看護師の視点からの解決策①

ふくっち(看護師) 久原さんの「物(医療機器)のせいにしてしまう」という発想はなかったので、1つの手段としてよいですね。

 また、このようなタイプの男性には、権威性が功を奏する場合もあるのではないかと思います。やはり医師や看護師長などから話をしてもらうことも大切ではないでしょうか。医師や看護師長などの権威ある人に話をされると、一時的に改善する場合があります。

 ただ、権威性があるからこそ、正論を話しても患者さんは「怒られた」と解釈してしまい、その不満や屈辱感が認知の歪みとなり、さらに態度を悪くする場合もあります。つまり「一時的な改善」でしかない場合、逆に「怒られた」と思わせることで状況を悪くすることもあるということです。

 なので、患者さんのパーソナリティやコミュニケーションの方法をスタッフ間で話し合っておく必要がありますね。臨床の場では、情報が多ければ多いほど、患者さんの個別性が見えてくると思います。
 
 基本的には、女性看護師1人で対応せず、リハビリスタッフや看護補助者の方にも助けてもらうことで複数人でかかわりましょう。そして男性看護師は、同じ職種として女性看護師の不安をしっかり聞いて共感するのも大事だと思います。同じ職種だからこそ思いを理解し、共有できるのですから。

薬剤師の視点からの解決策

猫兄貴(薬剤師) 患者さんが、何に対してストレスを感じているか、また、何を望んでいてどういうギャップにストレスを感じているかを捉える必要がありますよね。ただ、それらすべてを医療スタッフが解決できるわけではないですし、もともと大した意味がない、生来の気質だったりする場合もあるので、根本的に解決できることはそう多くないと思います。

 やはり、職員を守る責務がある管理職が明確に対応することは必須でしょう。ほかの方も言っているように、個人の話で終わらずに職場の問題として取り組めるように、病棟全体で共有していくことが必要です。

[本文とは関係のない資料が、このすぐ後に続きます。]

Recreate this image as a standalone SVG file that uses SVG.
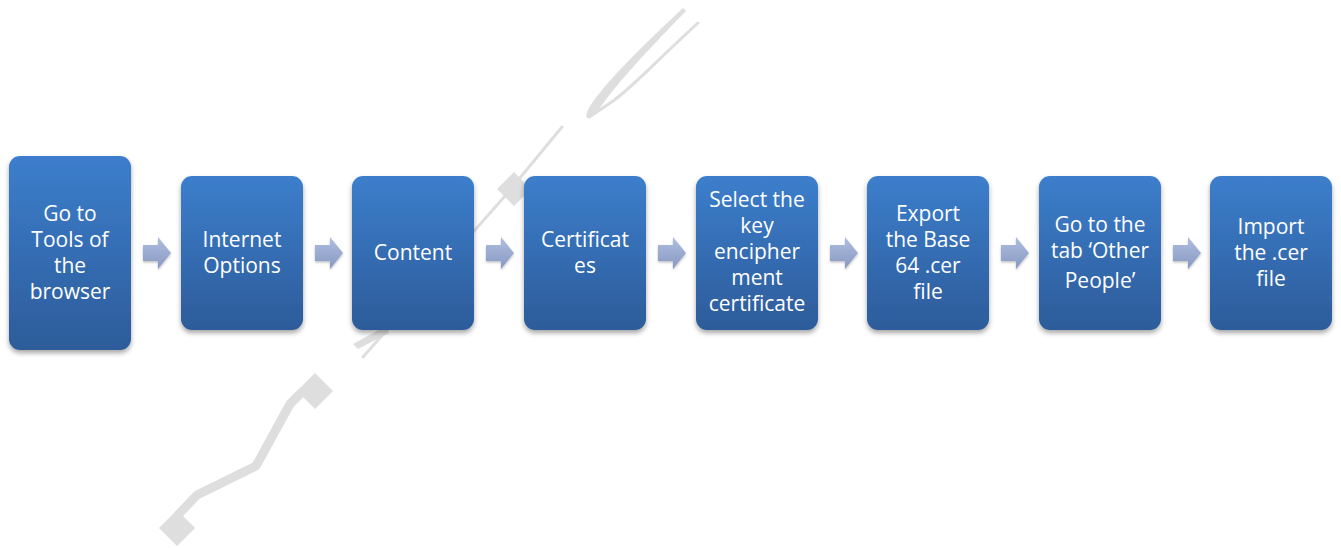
<svg xmlns="http://www.w3.org/2000/svg" width="1341" height="548" viewBox="0 0 1341 548">
<defs>
<linearGradient id="boxg" x1="0" y1="0" x2="0" y2="1">
<stop offset="0" stop-color="#3c7ecc"/>
<stop offset="1" stop-color="#2d5c9a"/>
</linearGradient>
<linearGradient id="arrg" x1="0" y1="0" x2="0" y2="1">
<stop offset="0" stop-color="#afbedf"/>
<stop offset="1" stop-color="#8798c2"/>
</linearGradient>
<filter id="sh" x="-20%" y="-20%" width="140%" height="140%">
<feDropShadow dx="0" dy="3" stdDeviation="2.5" flood-color="#000" flood-opacity="0.35"/>
</filter>
<filter id="ash" x="-30%" y="-30%" width="160%" height="160%">
<feDropShadow dx="0" dy="1.5" stdDeviation="1.2" flood-color="#000" flood-opacity="0.25"/>
</filter>
</defs>
<style>
.box{fill:url(#boxg);filter:url(#sh)}
.lbl{fill:#ffffff;font-family:"Open Sans","Liberation Sans",sans-serif;font-size:21px;text-anchor:middle}
.arr{fill:url(#arrg);filter:url(#ash)}
.wm{fill:#dedede}
.wms{fill:none;stroke:#dedede;stroke-linecap:round;stroke-linejoin:round}
</style>
<rect width="1341" height="548" fill="#ffffff"/>
<g id="watermark">
<path class="wm" d="M683,8 C640,48 602,86 589,108 C583,119 588,121 596,114 C612,88 648,50 686,11 Z"/>
<path class="wms" stroke-width="3" d="M698,23 C655,62 628,92 610,103 C600,110 593,115 589,117"/>
<path class="wms" stroke-width="3" d="M562,127 L505,196 L363,357"/>
<path class="wm" d="M514,172 L531,189 L514,206 L497,189 Z"/>
<path class="wm" d="M353,344 L386,326 L389,333 L358,349 Z"/>
<path class="wm" d="M315,373 L333,391 L315,409 L297,391 Z"/>
<path class="wms" stroke-width="9" stroke-linecap="butt" d="M301,393 L290,404 L256,466 L197,495 L178,515"/>
<path class="wm" d="M177,510 L195,528 L177,546 L159,528 Z"/>
</g>
<g id="connectors">
<path class="arr" d="M143,245 H158 V237 L171,253 L158,269 V261 H143 Z"/>
<path class="arr" d="M315,245 H330 V237 L343,253 L330,269 V261 H315 Z"/>
<path class="arr" d="M486,245 H501 V237 L514,253 L501,269 V261 H486 Z"/>
<path class="arr" d="M658,245 H673 V237 L686,253 L673,269 V261 H658 Z"/>
<path class="arr" d="M830,245 H845 V237 L858,253 L845,269 V261 H830 Z"/>
<path class="arr" d="M1001,245 H1016 V237 L1029,253 L1016,269 V261 H1001 Z"/>
<path class="arr" d="M1173,245 H1188 V237 L1201,253 L1188,269 V261 H1173 Z"/>
</g>
<g id="node1">
<rect class="box" x="9" y="156" width="122" height="194" rx="11"/>
<text class="lbl" x="70" y="221">Go to</text>
<text class="lbl" x="70" y="247">Tools of</text>
<text class="lbl" x="70" y="273">the</text>
<text class="lbl" x="70" y="299">browser</text>
</g>
<g id="node2">
<rect class="box" x="181" y="176" width="122" height="154" rx="11"/>
<text class="lbl" x="242" y="247">Internet</text>
<text class="lbl" x="242" y="273">Options</text>
</g>
<g id="node3">
<rect class="box" x="352" y="176" width="122" height="154" rx="11"/>
<text class="lbl" x="413" y="260">Content</text>
</g>
<g id="node4">
<rect class="box" x="524" y="176" width="122" height="154" rx="11"/>
<text class="lbl" x="585" y="247">Certificat</text>
<text class="lbl" x="585" y="273">es</text>
</g>
<g id="node5">
<rect class="box" x="696" y="176" width="122" height="154" rx="11"/>
<text class="lbl" x="757" y="207">Select the</text>
<text class="lbl" x="757" y="233">key</text>
<text class="lbl" x="757" y="259">encipher</text>
<text class="lbl" x="757" y="285">ment</text>
<text class="lbl" x="757" y="311">certificate</text>
</g>
<g id="node6">
<rect class="box" x="867" y="176" width="122" height="154" rx="11"/>
<text class="lbl" x="928" y="221">Export</text>
<text class="lbl" x="928" y="247">the Base</text>
<text class="lbl" x="928" y="273">64 .cer</text>
<text class="lbl" x="928" y="299">file</text>
</g>
<g id="node7">
<rect class="box" x="1039" y="176" width="122" height="154" rx="11"/>
<text class="lbl" x="1100" y="232">Go to the</text>
<text class="lbl" x="1100" y="258">tab ‘Other</text>
<text class="lbl" x="1100" y="288">People’</text>
</g>
<g id="node8">
<rect class="box" x="1210" y="176" width="122" height="154" rx="11"/>
<text class="lbl" x="1271" y="234">Import</text>
<text class="lbl" x="1271" y="260">the .cer</text>
<text class="lbl" x="1271" y="286">file</text>
</g>
</svg>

 また、もし院内で緩和ケアチームが活動していれば相談してみてもいいかもしれません。緩和ケアチームは、がんの痛みがないと相談してはいけない、みたいな風潮があるかもしれませんが、決してそんなことはありません(もちろん院内のチームのキャパにもよりますが……)。

 精神科の医師がチームに入っていることが多いので、そうした対応も得意なはずです。“全人的な苦痛”に対応するのが緩和ケアチームの役割ですから、患者さんがなにか強い不満を抱えていそうであれば、強い味方になってくれるかもしれません。